Intercourse among persons of the same sex tends to be impulsive and promiscuous, often impersonal, and even anonymous.  Homosexual pairings, in turn, tend to be unstable and nonexclusive.

These days, however, a good deal of intercourse among persons of opposite sex also tends to be impulsive, promiscuous, impersonal, and even anonymous, and a great many heterosexual pairings are also unstable and nonexclusive.

Some activists say the reason for the trend is that people are “learning” from persons with same-sex desires.  The popular media bombard us with articles with titles like “what gay men can teach us about sex outside of marriage.”  Though the influence of propaganda on young, confused, or impressionable persons should never be discounted, I don’t think this is the main reason.

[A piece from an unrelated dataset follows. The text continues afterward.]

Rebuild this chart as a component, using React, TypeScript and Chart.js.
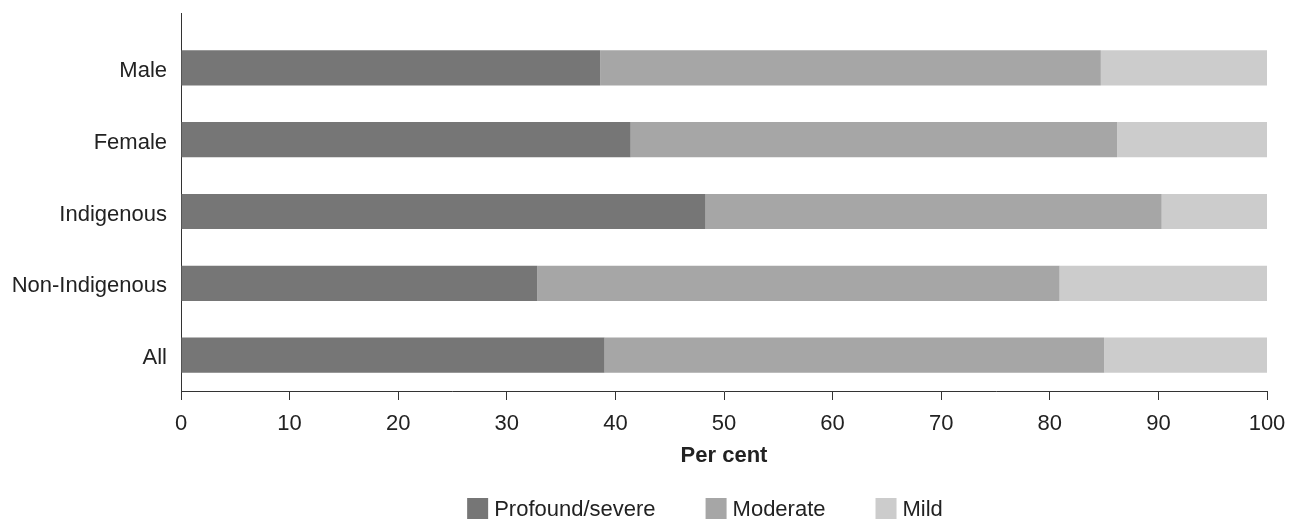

What then?  My guess is this.  Just as same-sex intercourse is incapable of being procreative, among many persons today opposite-sex intercourse is not intended to be procreative either.  This matters, for knowing that the way we come together sexually is the same way we make children has a way of concentrating the mind.  But knowing that it isn’t – or that it is, but that we are denying its procreative meaning and purpose -- has a way of dissipating it.

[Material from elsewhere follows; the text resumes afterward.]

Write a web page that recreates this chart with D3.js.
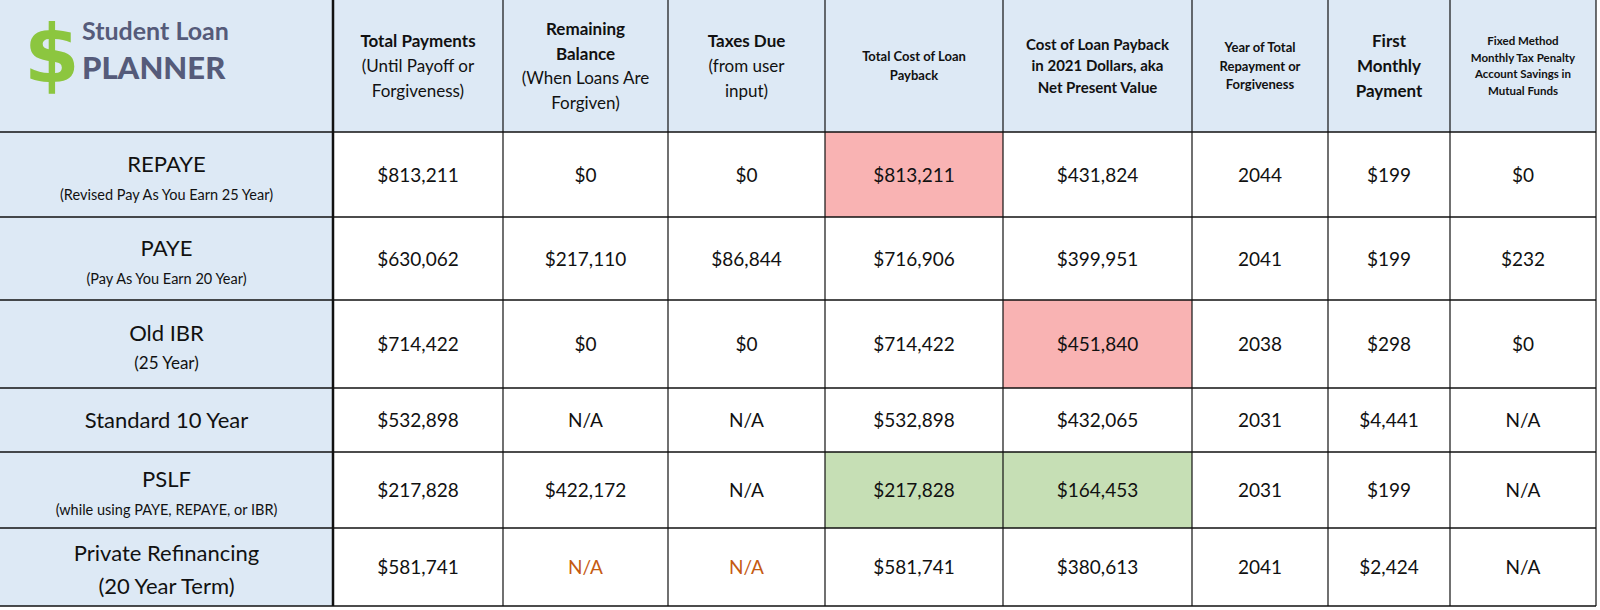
<!DOCTYPE html>
<html><head><meta charset="utf-8">
<script src="https://cdn.jsdelivr.net/npm/d3@7"></script>
<style>body{margin:0;background:#fff}svg{display:block;font-family:Lato,"Open Sans",sans-serif}</style>
</head><body><svg id="c" width="1600" height="610"></svg>
<script>
const headers = [
  [{t:"Total Payments",b:1,s:17},{t:"(Until Payoff or",s:17},{t:"Forgiveness)",s:17}],
  [{t:"Remaining",b:1,s:17},{t:"Balance",b:1,s:17},{t:"(When Loans Are",s:17},{t:"Forgiven)",s:17}],
  [{t:"Taxes Due",b:1,s:17},{t:"(from user",s:17},{t:"input)",s:17}],
  [{t:"Total Cost of Loan",b:1,s:13},{t:"Payback",b:1,s:13}],
  [{t:"Cost of Loan Payback",b:1,s:15},{t:"in 2021 Dollars, aka",b:1,s:15},{t:"Net Present Value",b:1,s:15}],
  [{t:"Year of Total",b:1,s:13},{t:"Repayment or",b:1,s:13},{t:"Forgiveness",b:1,s:13}],
  [{t:"First",b:1,s:17},{t:"Monthly",b:1,s:17},{t:"Payment",b:1,s:17}],
  [{t:"Fixed Method",b:1,s:11.5},{t:"Monthly Tax Penalty",b:1,s:11.5},{t:"Account Savings in",b:1,s:11.5},{t:"Mutual Funds",b:1,s:11.5}]
];
const plans = ["REPAYE","PAYE","Old IBR","Standard 10 Year","PSLF","Private Refinancing"];
const planNotes = ["(Revised Pay As You Earn 25 Year)","(Pay As You Earn 20 Year)","(25 Year)","","(while using PAYE, REPAYE, or IBR)","(20 Year Term)"];
const totalPayments = ["$813,211","$630,062","$714,422","$532,898","$217,828","$581,741"];
const remainingBalance = ["$0","$217,110","$0","N/A","$422,172","N/A"];
const taxesDue = ["$0","$86,844","$0","N/A","N/A","N/A"];
const totalCost = ["$813,211","$716,906","$714,422","$532,898","$217,828","$581,741"];
const npv = ["$431,824","$399,951","$451,840","$432,065","$164,453","$380,613"];
const payoffYear = ["2044","2041","2038","2031","2031","2041"];
const firstPayment = ["$199","$199","$298","$4,441","$199","$2,424"];
const taxSavings = ["$0","$232","$0","N/A","N/A","N/A"];
const columns = [totalPayments,remainingBalance,taxesDue,totalCost,npv,payoffYear,firstPayment,taxSavings];
const highlightRed = [[0,3],[2,4]];
const highlightGreen = [[4,3],[4,4]];
const orangeCells = [[5,1],[5,2]];

const svg = d3.select("#c");
const colEdges = [0,333,503,668,825,1003,1192,1328,1450,1596];
const rowEdges = [0,132,217,300,388,452,528,606];
const x0 = i=>colEdges[i], x1 = i=>colEdges[i+1];
const y0 = i=>rowEdges[i], y1 = i=>rowEdges[i+1];
const blue="#dde9f5", red="#f9b3b3", green="#c6dfb5", orange="#c55a11";
const has=(arr,r,c)=>arr.some(d=>d[0]===r&&d[1]===c);

svg.append("rect").attr("x",0).attr("y",0).attr("width",x1(8)).attr("height",y1(0)).attr("fill",blue);
svg.append("rect").attr("x",0).attr("y",y0(1)).attr("width",x1(0)).attr("height",y1(6)-y0(1)).attr("fill",blue);
plans.forEach((p,r)=>{
  columns.forEach((col,c)=>{
    const fill = has(highlightRed,r,c)?red:has(highlightGreen,r,c)?green:"#fff";
    svg.append("rect").attr("x",x0(c+1)).attr("y",y0(r+1)).attr("width",x1(c+1)-x0(c+1)).attr("height",y1(r+1)-y0(r+1)).attr("fill",fill);
    svg.append("text").attr("x",(x0(c+1)+x1(c+1))/2).attr("y",(y0(r+1)+y1(r+1))/2+7)
      .attr("text-anchor","middle").attr("font-size",19).attr("fill",has(orangeCells,r,c)?orange:"#111").text(col[r]);
  });
  const cx=x1(0)/2, cy=(y0(r+1)+y1(r+1))/2;
  if(r===3){
    svg.append("text").attr("x",cx).attr("y",cy+8).attr("text-anchor","middle").attr("font-size",22).attr("fill","#111").text(p);
  } else if(r===5){
    svg.append("text").attr("x",cx).attr("y",cy-6).attr("text-anchor","middle").attr("font-size",22).attr("fill","#111").text(p);
    svg.append("text").attr("x",cx).attr("y",cy+27).attr("text-anchor","middle").attr("font-size",22).attr("fill","#111").text(planNotes[r]);
  } else {
    svg.append("text").attr("x",cx).attr("y",cy-3).attr("text-anchor","middle").attr("font-size",22).attr("fill","#111").text(p);
    svg.append("text").attr("x",cx).attr("y",cy+25).attr("text-anchor","middle").attr("font-size",r===2?17:14.5).attr("fill","#111").text(planNotes[r]);
  }
});
headers.forEach((lines,c)=>{
  const lh = lines[0].s*1.45, cx=(x0(c+1)+x1(c+1))/2;
  const top = y1(0)/2 - lh*(lines.length-1)/2;
  lines.forEach((l,i)=>svg.append("text").attr("x",cx).attr("y",top+i*lh+l.s*0.35)
    .attr("text-anchor","middle").attr("font-size",l.s).attr("font-weight",l.b?700:400).attr("fill","#111").text(l.t));
});
// logo
svg.append("text").attr("x",24).attr("y",82).attr("font-size",80).attr("font-weight",700).attr("fill","#8cc63f").attr("font-family","'DejaVu Sans',sans-serif").text("$");
svg.append("text").attr("x",82).attr("y",40).attr("font-size",25).attr("font-weight",700).attr("fill","#555b7a").text("Student Loan");
svg.append("text").attr("x",82).attr("y",79).attr("font-size",31).attr("font-weight",900).attr("fill","#555b7a").text("PLANNER");
const g=svg.append("g").attr("stroke","#111");
colEdges.slice(1).forEach((x,i)=>g.append("line").attr("x1",x).attr("x2",x).attr("y1",0).attr("y2",606).attr("stroke-width",i===0?2.5:1.2));
rowEdges.slice(1).forEach(y=>g.append("line").attr("x1",0).attr("x2",1596).attr("y1",y).attr("y2",y).attr("stroke-width",1.5));
</script></body></html>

I don’t want to exaggerate, because behavioral trends are complex, and most people have not become wildly promiscuous.  In fact, statisticians say that among men who are attracted to women, and women who are attracted to men, the modal number of sexual partners over a lifetime hasn’t changed too much lately.  But they also say that the extreme is becoming more extreme.

And it is obviously losing its disgrace.

One cannot help asking how this change will affect the mainstream.  It is hard to remember now, but only a decade ago writers opined that if only homosexual behavior lost its social stigma, it would become more like heterosexual behavior.

The actuality of the matter is that at least among some population groups, heterosexual behavior is becoming more like homosexual behavior.